▸ Stated problem: With the pictures left out, copy the listing below exactly.

▸ Stored data:
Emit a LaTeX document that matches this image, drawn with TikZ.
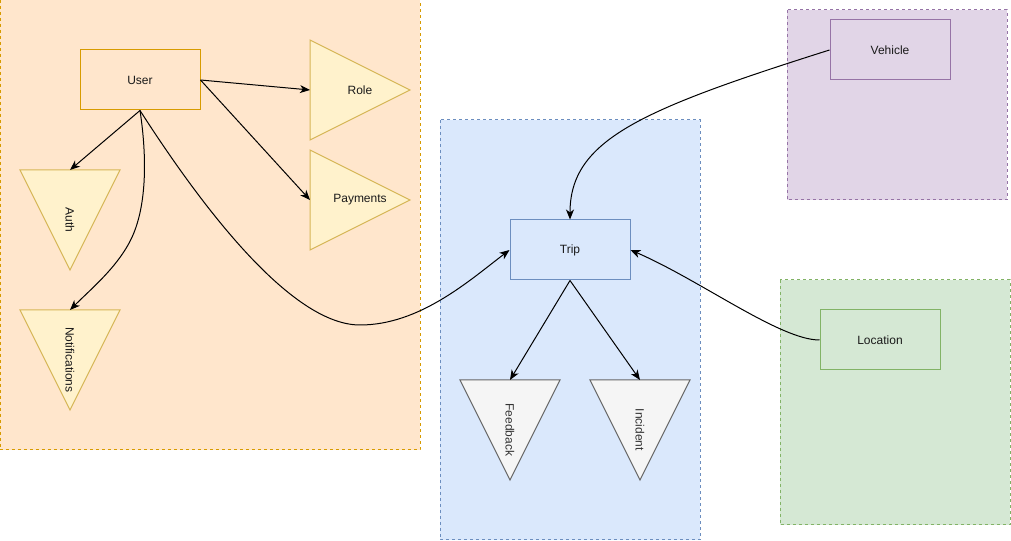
\documentclass[tikz,border=0pt]{standalone}
\usepackage{fontspec}
\setmainfont{Liberation Sans}
\usetikzlibrary{arrows.meta}
\definecolor{orgfill}{HTML}{FFE6CC}\definecolor{orgline}{HTML}{D79B00}
\definecolor{ylwfill}{HTML}{FFF2CC}\definecolor{ylwline}{HTML}{D6B656}
\definecolor{bluefill}{HTML}{DAE8FC}\definecolor{blueline}{HTML}{6C8EBF}
\definecolor{greyfill}{HTML}{F5F5F5}\definecolor{greyline}{HTML}{666666}
\definecolor{greytext}{HTML}{333333}
\definecolor{purpfill}{HTML}{E1D5E7}\definecolor{purpline}{HTML}{9673A6}
\definecolor{grnfill}{HTML}{D5E8D4}\definecolor{grnline}{HTML}{82B366}
\definecolor{txt}{HTML}{1A1A1A}
\tikzset{
  region/.style={line width=0.75pt, dash pattern=on 2.25pt off 2.25pt},
  entity/.style={draw, line width=0.75pt, minimum width=90pt, minimum height=45pt,
    inner sep=0pt, font=\fontsize{9}{11}\selectfont, text=txt},
  tri/.style={line width=0.75pt},
  lbl/.style={inner sep=0pt, font=\fontsize{9}{11}\selectfont, text=txt},
  link/.style={line width=0.75pt, -{Stealth[length=7.5pt,width=6pt,inset=2.2pt]}},
}
\begin{document}
\begin{tikzpicture}[x=0.75pt,y=-0.75pt]
\useasboundingbox (0,0) rectangle (1011,541);

% group backgrounds
\filldraw[region, fill=orgfill, draw=orgline] (0,0) rectangle (420,450);
\filldraw[region, fill=bluefill, draw=blueline] (440,120) rectangle (700,540);
\filldraw[region, fill=purpfill, draw=purpline] (787,10) rectangle (1007,200);
\filldraw[region, fill=grnfill, draw=grnline] (780,280) rectangle (1010,525);

% rectangular entities
\node[entity, fill=orgfill, draw=orgline] (user) at (140,80) {User};
\node[entity, fill=bluefill, draw=blueline] (trip) at (570,250) {Trip};
\node[entity, fill=purpfill, draw=purpline] (vehicle) at (890,50) {Vehicle};
\node[entity, fill=grnfill, draw=grnline] (location) at (880,340) {Location};

% triangular entities
\filldraw[tri, fill=ylwfill, draw=ylwline] (310,40) -- (410,90) -- (310,140) -- cycle;
\coordinate (role-in) at (310,90);
\node[lbl] (role) at (360,90) {Role};

\filldraw[tri, fill=ylwfill, draw=ylwline] (310,150) -- (410,200) -- (310,250) -- cycle;
\coordinate (pay-in) at (310,200);
\node[lbl] (payments) at (360,200) {Payments};

\filldraw[tri, fill=ylwfill, draw=ylwline] (20,170) -- (120,170) -- (70,270) -- cycle;
\coordinate (auth-in) at (70,170);
\node[lbl, rotate=-90] (auth) at (70,220) {Auth};

\filldraw[tri, fill=ylwfill, draw=ylwline] (20,310) -- (120,310) -- (70,410) -- cycle;
\coordinate (notif-in) at (70,310);
\node[lbl, rotate=-90] (notif) at (70,360) {Notifications};

\filldraw[tri, fill=greyfill, draw=greyline] (460,380) -- (560,380) -- (510,480) -- cycle;
\coordinate (fb-in) at (510,380);
\node[lbl, rotate=-90, text=greytext] (feedback) at (510,430) {Feedback};

\filldraw[tri, fill=greyfill, draw=greyline] (590,380) -- (690,380) -- (640,480) -- cycle;
\coordinate (inc-in) at (640,380);
\node[lbl, rotate=-90, text=greytext] (incident) at (640,430) {Incident};

% connectors
\draw[link] (user.east) -- (role-in);
\draw[link] (user.east) -- (pay-in);
\draw[link] (user.south) -- (auth-in);
\draw[link] (user.south) .. controls (146,150) and (148,200) .. (133,235)
  .. controls (120,265) and (92,288) .. (notif-in);
\draw[link] (user.south) .. controls (220,235) and (300,325) .. (360,325)
  .. controls (420,325) and (470,280) .. (trip.west);
\draw[link] (vehicle.west) .. controls (640,110) and (570,140) .. (trip.north);
\draw[link] (location.west) .. controls (780,340) and (700,280) .. (trip.east);
\draw[link] (trip.south) -- (fb-in);
\draw[link] (trip.south) -- (inc-in);
\end{tikzpicture}
\end{document}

▸ Output for this exercise:
Emit a LaTeX document that matches this image, drawn with TikZ.
\documentclass[tikz,border=0pt]{standalone}
\usepackage{fontspec}
\setmainfont{Liberation Sans}
\usetikzlibrary{arrows.meta}
\definecolor{orgfill}{HTML}{FFE6CC}\definecolor{orgline}{HTML}{D79B00}
\definecolor{ylwfill}{HTML}{FFF2CC}\definecolor{ylwline}{HTML}{D6B656}
\definecolor{bluefill}{HTML}{DAE8FC}\definecolor{blueline}{HTML}{6C8EBF}
\definecolor{greyfill}{HTML}{F5F5F5}\definecolor{greyline}{HTML}{666666}
\definecolor{greytext}{HTML}{333333}
\definecolor{purpfill}{HTML}{E1D5E7}\definecolor{purpline}{HTML}{9673A6}
\definecolor{grnfill}{HTML}{D5E8D4}\definecolor{grnline}{HTML}{82B366}
\definecolor{txt}{HTML}{1A1A1A}
\tikzset{
  region/.style={line width=0.75pt, dash pattern=on 2.25pt off 2.25pt},
  entity/.style={draw, line width=0.75pt, minimum width=90pt, minimum height=45pt,
    inner sep=0pt, font=\fontsize{9}{11}\selectfont, text=txt},
  tri/.style={line width=0.75pt},
  lbl/.style={inner sep=0pt, font=\fontsize{9}{11}\selectfont, text=txt},
  link/.style={line width=0.75pt, -{Stealth[length=7.5pt,width=6pt,inset=2.2pt]}},
}
\begin{document}
\begin{tikzpicture}[x=0.75pt,y=-0.75pt]
\useasboundingbox (0,0) rectangle (1011,541);

% group backgrounds
\filldraw[region, fill=orgfill, draw=orgline] (0,0) rectangle (420,450);
\filldraw[region, fill=bluefill, draw=blueline] (440,120) rectangle (700,540);
\filldraw[region, fill=purpfill, draw=purpline] (787,10) rectangle (1007,200);
\filldraw[region, fill=grnfill, draw=grnline] (780,280) rectangle (1010,525);

% rectangular entities
\node[entity, fill=orgfill, draw=orgline] (user) at (140,80) {User};
\node[entity, fill=bluefill, draw=blueline] (trip) at (570,250) {Trip};
\node[entity, fill=purpfill, draw=purpline] (vehicle) at (890,50) {Vehicle};
\node[entity, fill=grnfill, draw=grnline] (location) at (880,340) {Location};

% triangular entities
\filldraw[tri, fill=ylwfill, draw=ylwline] (310,40) -- (410,90) -- (310,140) -- cycle;
\coordinate (role-in) at (310,90);
\node[lbl] (role) at (360,90) {Role};

\filldraw[tri, fill=ylwfill, draw=ylwline] (310,150) -- (410,200) -- (310,250) -- cycle;
\coordinate (pay-in) at (310,200);
\node[lbl] (payments) at (360,200) {Payments};

\filldraw[tri, fill=ylwfill, draw=ylwline] (20,170) -- (120,170) -- (70,270) -- cycle;
\coordinate (auth-in) at (70,170);
\node[lbl, rotate=-90] (auth) at (70,220) {Auth};

\filldraw[tri, fill=ylwfill, draw=ylwline] (20,310) -- (120,310) -- (70,410) -- cycle;
\coordinate (notif-in) at (70,310);
\node[lbl, rotate=-90] (notif) at (70,360) {Notifications};

\filldraw[tri, fill=greyfill, draw=greyline] (460,380) -- (560,380) -- (510,480) -- cycle;
\coordinate (fb-in) at (510,380);
\node[lbl, rotate=-90, text=greytext] (feedback) at (510,430) {Feedback};

\filldraw[tri, fill=greyfill, draw=greyline] (590,380) -- (690,380) -- (640,480) -- cycle;
\coordinate (inc-in) at (640,380);
\node[lbl, rotate=-90, text=greytext] (incident) at (640,430) {Incident};

% connectors
\draw[link] (user.east) -- (role-in);
\draw[link] (user.east) -- (pay-in);
\draw[link] (user.south) -- (auth-in);
\draw[link] (user.south) .. controls (146,150) and (148,200) .. (133,235)
  .. controls (120,265) and (92,288) .. (notif-in);
\draw[link] (user.south) .. controls (220,235) and (300,325) .. (360,325)
  .. controls (420,325) and (470,280) .. (trip.west);
\draw[link] (vehicle.west) .. controls (640,110) and (570,140) .. (trip.north);
\draw[link] (location.west) .. controls (780,340) and (700,280) .. (trip.east);
\draw[link] (trip.south) -- (fb-in);
\draw[link] (trip.south) -- (inc-in);
\end{tikzpicture}
\end{document}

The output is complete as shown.